Il rappelle que jadis, le tribun insultait sans même en donner l’impression. « Il le faisait avec tout un art subtil et souvent humoristique qui fascinait les amoureux de la langue. Savoir polémiquer sans être insultant requiert un tact réservé aux grands rhéteurs et polémistes qui savent tuer verbalement l’adversaire par de petites phrases assassines, sans être vulgaire ni grossier », explique l’expert en communication politique.
Pour sa part, le sociologue Djiby Diakhaté, est convaincu que si on ne fait pas attention, cette situation deviendra contrôlable. « Je pense que dans une société, on a besoin d’un consensus éthique minimal, des valeurs, des principes autour desquels on s’entend. Et, pour cela, il faut aller vers la constitution d’un projet de société partagé avec les Sénégalais. Ce qui fait qu’au-delà de nos nuances, de nos différences, de la contradiction, il y aura une matrice normative autour de laquelle on s’entend », dit-il, parlant de valeurs sacrées auxquelles on doit s’accrocher les uns les autres.

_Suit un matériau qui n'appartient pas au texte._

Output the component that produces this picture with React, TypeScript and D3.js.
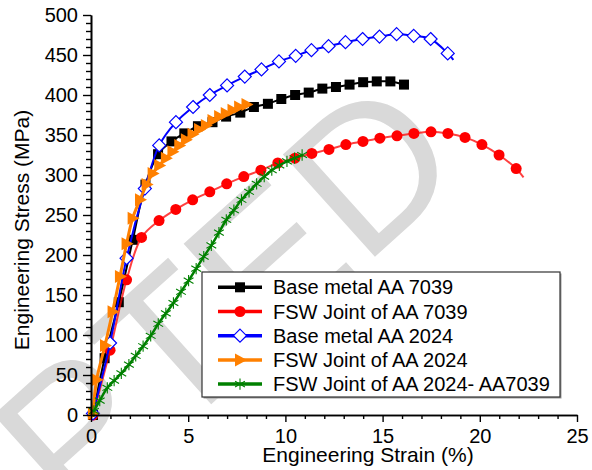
import { useEffect, useRef } from "react";
import * as d3 from "d3";

// Base metal AA 7039
const bm7039Strain = [0.1, 0.7, 1.43, 2.15, 2.8, 3.45, 4.14, 4.8, 5.5, 6.25, 6.95, 7.68, 8.38, 9.1, 9.79, 10.5, 11.2, 11.9, 12.6, 13.3, 14.0, 14.7, 15.4, 16.1];
const bm7039Stress = [0, 71, 141, 219, 288, 326, 342, 352, 361, 366, 373, 378, 385, 389, 395, 400, 403, 408, 410, 413, 416, 417, 417, 413];

// FSW joint of AA 7039
const fsw7039Strain = [0.1, 0.98, 1.83, 2.6, 3.5, 4.36, 5.23, 6.11, 6.98, 7.86, 8.74, 9.61, 10.49, 11.36, 12.24, 13.11, 13.99, 14.86, 15.74, 16.61, 17.49, 18.36, 19.24, 20.11, 20.99, 21.87];
const fsw7039Stress = [0, 81, 169, 222, 243, 257, 269, 279, 289, 298, 306, 315, 321, 327, 332, 338, 342, 346, 349, 352, 354, 352, 347, 338, 325, 308];
const fsw7039Tail = [22.25, 297];

// Base metal AA 2024
const bm2024Strain = [0.1, 0.98, 1.83, 2.77, 3.51, 4.37, 5.25, 6.11, 7.0, 7.91, 8.77, 9.67, 10.53, 11.34, 12.22, 13.09, 13.97, 14.84, 15.72, 16.6, 17.47, 18.35];
const bm2024Stress = [2, 90, 196, 283, 337, 366, 385, 400, 412, 423, 432, 442, 449, 456, 461, 466, 470, 473, 476, 474, 470, 452];
const bm2024Tail = [18.64, 444];

// FSW joint of AA 2024
const fsw2024Strain = [0.1, 0.29, 0.72, 1.11, 1.49, 1.83, 2.14, 2.52, 2.86, 3.17, 3.51, 3.85, 4.19, 4.54, 4.88, 5.22, 5.56, 5.91, 6.25, 6.59, 6.93, 7.28, 7.62, 8.0];
const fsw2024Stress = [2, 44, 87, 129, 173, 214, 246, 269, 288, 302, 312, 321, 329, 337, 344, 351, 357, 362, 368, 373, 377, 381, 385, 388];

// FSW joint of AA 2024 - AA 7039
const fswMixStrain = [0.15, 0.45, 0.84, 1.19, 1.56, 1.95, 2.3, 2.68, 3.07, 3.46, 3.85, 4.24, 4.63, 5.02, 5.41, 5.8, 6.19, 6.58, 6.96, 7.35, 7.74, 8.13, 8.52, 8.91, 9.3, 9.69, 10.08, 10.47, 10.86];
const fswMixStress = [5, 18, 34, 43, 52, 63, 74, 86, 99, 114, 127, 140, 154, 168, 183, 198, 212, 228, 244, 256, 269, 279, 289, 298, 306, 312, 317, 321, 325];

const seriesNames = ["Base metal AA 7039", "FSW Joint of AA 7039", "Base metal AA 2024", "FSW Joint of AA 2024", "FSW Joint of AA 2024- AA7039"];
const xTicks = [0, 5, 10, 15, 20, 25];
const yTicks = [0, 50, 100, 150, 200, 250, 300, 350, 400, 450, 500];
const watermark = "ACCEPTED";

const FONT = "'Liberation Sans', Arial, sans-serif";

const App = () => {
  const ref = useRef<SVGSVGElement>(null);

  useEffect(() => {
    const svg = d3.select(ref.current);
    svg.selectAll("*").remove();

    const width = 592, height = 470;
    const x = d3.scaleLinear().domain([0, 25]).range([91, 577]);
    const y = d3.scaleLinear().domain([0, 500]).range([415, 15]);

    // watermark
    svg.append("text")
      .attr("transform", "translate(470,171) rotate(-42)")
      .attr("text-anchor", "end")
      .attr("font-family", FONT)
      .attr("font-size", 200)
      .attr("fill", "#d9d9d9")
      .text(watermark);

    const zip = (xs: number[], ys: number[]) => xs.map((v, i) => [v, ys[i]] as [number, number]);

    const series = [
      { name: seriesNames[0], pts: zip(bm7039Strain, bm7039Stress), tail: null, color: "#000000", lw: 2, marker: "square" },
      { name: seriesNames[1], pts: zip(fsw7039Strain, fsw7039Stress), tail: fsw7039Tail, color: "#ff0000", lw: 2, marker: "circle" },
      { name: seriesNames[2], pts: zip(bm2024Strain, bm2024Stress), tail: bm2024Tail, color: "#0000ff", lw: 2, marker: "diamond" },
      { name: seriesNames[3], pts: zip(fsw2024Strain, fsw2024Stress), tail: null, color: "#ff8000", lw: 3, marker: "triangle" },
      { name: seriesNames[4], pts: zip(fswMixStrain, fswMixStress), tail: null, color: "#008000", lw: 2.5, marker: "asterisk" },
    ];

    const line = d3.line<[number, number]>()
      .x(d => x(d[0]))
      .y(d => y(d[1]))
      .curve(d3.curveCatmullRom);

    const drawMarker = (g: any, kind: string, color: string, cx: number, cy: number) => {
      if (kind === "square") {
        g.append("rect").attr("x", cx - 5).attr("y", cy - 5).attr("width", 10).attr("height", 10).attr("fill", color);
      } else if (kind === "circle") {
        g.append("circle").attr("cx", cx).attr("cy", cy).attr("r", 5.5).attr("fill", color);
      } else if (kind === "diamond") {
        g.append("path").attr("d", `M${cx},${cy - 6.5}L${cx + 6.5},${cy}L${cx},${cy + 6.5}L${cx - 6.5},${cy}Z`)
          .attr("fill", "#fff").attr("stroke", color).attr("stroke-width", 1.2);
      } else if (kind === "triangle") {
        g.append("path").attr("d", `M${cx + 7},${cy}L${cx - 5},${cy - 6.5}L${cx - 5},${cy + 6.5}Z`).attr("fill", color);
      } else {
        g.append("path")
          .attr("transform", `translate(${cx},${cy})`)
          .attr("d", d3.symbol(d3.symbolAsterisk, 90)())
          .attr("fill", "none").attr("stroke", color).attr("stroke-width", 1.1);
      }
    };

    const plot = svg.append("g");
    series.forEach(s => {
      const linePts = s.tail ? [...s.pts, s.tail as [number, number]] : s.pts;
      plot.append("path")
        .attr("d", line(linePts))
        .attr("fill", "none")
        .attr("stroke", s.color)
        .attr("stroke-opacity", s.marker === "circle" ? 0.75 : 1)
        .attr("stroke-width", s.lw);
      const mg = plot.append("g");
      s.pts.forEach(p => drawMarker(mg, s.marker, s.color, x(p[0]), y(p[1])));
    });

    // axes
    const styleAxis = (g: any) => {
      g.selectAll("path.domain").attr("stroke", "#000").attr("stroke-width", 1.6);
      g.selectAll(".tick line").attr("stroke", "#000").attr("stroke-width", 1.4);
      g.selectAll(".tick text").attr("font-family", FONT).attr("font-size", 20).attr("fill", "#000");
    };

    svg.append("g")
      .attr("transform", "translate(0,415)")
      .call(d3.axisBottom(x).tickValues(d3.range(0, 26, 1).filter(v => v % 5 !== 0)).tickSize(4).tickSizeOuter(0).tickFormat(() => ""))
      .call(styleAxis);
    svg.append("g")
      .attr("transform", "translate(0,415)")
      .call(d3.axisBottom(x).tickValues(xTicks).tickSize(7).tickPadding(7).tickSizeOuter(0).tickFormat(d3.format("d")))
      .call(styleAxis);

    svg.append("g")
      .attr("transform", "translate(91,0)")
      .call(d3.axisLeft(y).tickValues(d3.range(0, 501, 10).filter(v => v % 50 !== 0)).tickSize(5).tickSizeOuter(0).tickFormat(() => ""))
      .call(styleAxis);
    svg.append("g")
      .attr("transform", "translate(91,0)")
      .call(d3.axisLeft(y).tickValues(yTicks).tickSize(8).tickPadding(5).tickSizeOuter(0).tickFormat(d3.format("d")))
      .call(styleAxis);

    // axis titles
    svg.append("text")
      .attr("transform", "translate(29,230) rotate(-90)")
      .attr("text-anchor", "middle")
      .attr("font-family", FONT).attr("font-size", 21)
      .text("Engineering Stress (MPa)");
    svg.append("text")
      .attr("x", 368).attr("y", 462)
      .attr("text-anchor", "middle")
      .attr("font-family", FONT).attr("font-size", 21)
      .text("Engineering Strain (%)");

    // legend
    const lg = svg.append("g");
    lg.append("rect").attr("x", 203.5).attr("y", 273.5).attr("width", 358).attr("height", 125).attr("fill", "#999");
    lg.append("rect").attr("x", 202).attr("y", 272).attr("width", 358).attr("height", 125)
      .attr("fill", "#fff").attr("stroke", "#333").attr("stroke-width", 1.2);
    series.forEach((s, i) => {
      const ly = 287.3 + i * 24.2;
      lg.append("line").attr("x1", 218).attr("x2", 262).attr("y1", ly).attr("y2", ly)
        .attr("stroke", s.color).attr("stroke-width", 3.5);
      drawMarker(lg, s.marker, s.color, 240, ly);
      lg.append("text")
        .attr("x", 273).attr("y", ly).attr("dy", "0.35em")
        .attr("font-family", FONT).attr("font-size", 20)
        .text(s.name);
    });

    svg.attr("width", width).attr("height", height);
  }, []);

  return (
    <svg ref={ref} width={592} height={470} style={{ position: "absolute", left: 0, top: 0, background: "#fff" }} />
  );
};

export default App;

« La devise du Sénégal dit «Un peuple, un but, une foi». Mais, je crois que cette devise n’est que théorique, nominale. On doit aller dans le sens de lui donner son vrai contenu », ajoute l’universitaire. Et pour mettre fin à ces dérives, il estime qu’il faut lutter contre l’impunité. « Ceux qui s’adonnent à ces actes doivent être punis, quelles que soient leurs appartenances. La deuxième chose, c’est qu’il faut mettre l’accent sur l’éducation au niveau de la famille, l’éducation au niveau de la communauté, au niveau de l’école », plaide Djiby Diakhaté.